ANST - RE- A&S Judging

dennis grace amazing at
Thu Aug 14 19:54:16 PDT 1997

Hi all. Aquilanne here.

I said:
>> Even with a rudimentary system like that displayed in the form
>>from Atenveldt's Estrella war that Damon listed in his posting, you'll
>>notice that "complexity" and "aesthetic value" are two of the major
>>criteria--20 out of 45 possible points.

Then Stefan said:
>And thereby touched on what I see as the prime fault in this list, and
>yes, in most A&S contests. That accuracy need not be there if pretty
>and complexity are.

No no no no no no no.

>Under this system it appears that a complex, pretty candlestick holder
>made out of aluminum turned on a machine lathe could well beat a
>lopsided, drinking bowl hand carved of rough wood.

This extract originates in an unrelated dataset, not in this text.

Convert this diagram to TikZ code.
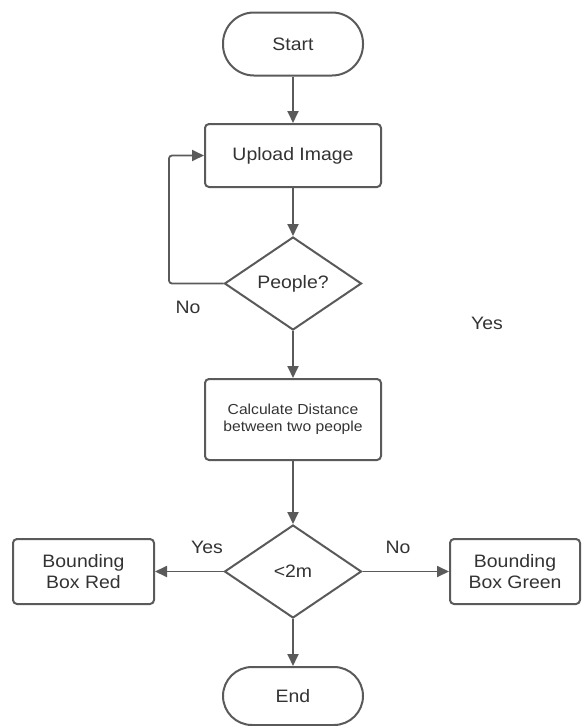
\documentclass[tikz,border=0pt]{standalone}
\usepackage{fontspec}
\setmainfont[FakeStretch=1.08]{Liberation Sans}
\usetikzlibrary{shapes.geometric,arrows.meta}
\definecolor{ln}{HTML}{5A5A5A}
\definecolor{tx}{HTML}{333333}
\begin{document}
\begin{tikzpicture}[x=1pt,y=-1pt,
  every node/.style={text=tx,font=\fontsize{18}{21}\selectfont},
  term/.style={draw=ln,line width=2pt,rounded corners=31pt,minimum width=140pt,minimum height=63pt,inner sep=0pt},
  proc/.style={draw=ln,line width=2pt,rounded corners=4pt,minimum width=176pt,inner sep=0pt,align=center},
  dec/.style={draw=ln,line width=2pt,diamond,aspect=1.47,minimum width=137pt,minimum height=93pt,inner sep=0pt},
  side/.style={draw=ln,line width=2pt,rounded corners=4pt,inner sep=0pt,minimum height=65pt,align=center},
  arr/.style={draw=ln,line width=1.8pt,-{Triangle[length=12pt,width=11pt]}},
  lbl/.style={text=tx}]
\useasboundingbox (0,0) rectangle (582,726);
\node[term] (start) at (293,44) {Start};
\node[proc,minimum height=63pt] (upload) at (293,155.5) {Upload Image};
\node[dec] (people) at (293,283.5) {People?};
\node[proc,minimum height=81pt,font=\fontsize{14.5}{17}\selectfont] (calc) at (293,419.5) {Calculate Distance\\between two people};
\node[dec] (dist) at (293,571.5) {<2m};
\node[side,minimum width=141pt] (red) at (83.5,571.5) {Bounding\\Box Red};
\node[side,minimum width=130pt] (green) at (515,571.5) {Bounding\\Box Green};
\node[term,minimum height=58pt,rounded corners=29pt] (end) at (293,696) {End};
\coordinate (loop) at (169,283.5);
\draw[arr] (start) -- (upload);
\draw[arr] (upload) -- (people);
\draw[arr,rounded corners=3pt] (people.west) -- (loop) |- (upload.west);
\draw[arr] (people) -- (calc);
\draw[arr] (calc) -- (dist);
\draw[arr] (dist.west) -- (red.east);
\draw[arr] (dist.east) -- (green.west);
\draw[arr] (dist.south) -- (end.north);
\node[lbl] (no1) at (188,307) {No};
\node[lbl] (yes1) at (487,323) {Yes};
\node[lbl] (yes2) at (207,547) {Yes};
\node[lbl] (no2) at (398,547) {No};
\end{tikzpicture}
\end{document}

Maybe you didn't see the form; I'll repost just it's headings (with point
values) for the sake of expediency:

DOCUMENTATION--(5 Points Max)		


WORKMANSHIP--(10 Points Max)	




First, the aluminum candlestick holder isn't period; it probably wouldn't
even be allowed as an entry. The "lopsided, drinking bowl hand carved of
rough wood" probably wouldn't do well, of course, because it's lopsided,
shooting down scores in not only *complexity*, but *workmanship* and
*aesthetic quality*. That's *why* this particular form has *five* separate
criteria. The idea is to determine the level of virtuousity that an entry
displays based on a *range* of criteria. You might have an entry that is
very period and well documented but isn't very creative or aesthetically
sound and another entry that uses some non-period materials/techniques with
some justification, has only adequate documentation, but is aesthetically
appealing and obviously required a great deal of workmanship. Each entry can
come out with a total score of, say, 35 out of 45. Each has strengths and
weaknesses that balance out overall.

>To cite a less exagerated example: The simple six sided wood box with
>period oil finish vs. the fancy, 16th century box with grooved
>construction, covered with jewels and finished in poly-finish.
>The latter might be similar to a one of a kind item in a museum
>collection. The former resemble boxes made by the thousands throughout
>Europe. Which is likely to win a competition? In most SCA contests,
>the latter.

Probably, but not necessarily. Assuming the workmanship is equal, the latter
item will probably score similarly in creativity/authenticity, and will
possibly score higher in aesthetics. So? The fact that an item was common
and "made by thousands throughout Europe" certainly doesn't add to the
intrinsic worth of an item in an A&S competition; make it easier to
document, maybe, but not more valuable. That's why the "one of a kind item"
your latter example entry is based on is in a museum--it's rare. After all,
an A&S competition is just that: an *arts* and *sciences* competition. Just
because an item was commonplace in period doesn't automatically grant it the
status of "art" or "science." There were, after all, ugly, utilitarian items
scattered throughout the ages. The goal of A&S competitions and the like is
to encourage and recognize the striving for excellence, not mediocrity.

 All that aside, the relative rarity or pervasiveness of any item in period
shouldn't make any difference in its ability to earn this score or that
score. If an item is truly simple, then it more than likely required less
effort to produce than a complex item. Does this bother you? Would you have
costumers marked down for having used a sewing machine or a velvet that
wasn't silk or any fabric, for that matter, that wasn't hand-spun and woven?
Or a scriveners' art entry because the artist used a brush or pen bought at
a craft store or paper they didn't make themselves (or paper, period, since
most period scriveners' arts were done on parchment), or a bardic entry
because the musician used an instrument that wasn't made using period
methods, or...but you probably get the picture by now. 

At the risk of sounding repetitive, the "C" in SCA stands for "Creative."
The average individual in the SCA who engages in some form of re-creationist
art-form uses modern tools, materials, and/or techniques in order to
*simulate* the period art-form. Granted, as we grow and mature our skills in
re-creationist art, many of us tend to delve deeper into the authentic
materials/tools/techniques. But realistically speaking, we live in a modern
world where we don't always have time to do things periodly (how many sets
of garb can you see yourself sewing by hand?), or afford period/authentic
materials (have you priced vellum lately? or natural gems?), or the
physiological fortitude to handle the sometimes harmful practices/materials
(did you know that yellows were frequently acheived with pigments made from
orpiment, an arsenic-based mineral?).

There are just too many things to take into consideration to take offense at
a simple wooden box, with or without the period oil finish, taking second
place to a more complex wooden box, with or without a modern varnish (you
don't know what justification they have for using a modern varnish, or what
period varnish they may be simulating). Just some stuff to think about.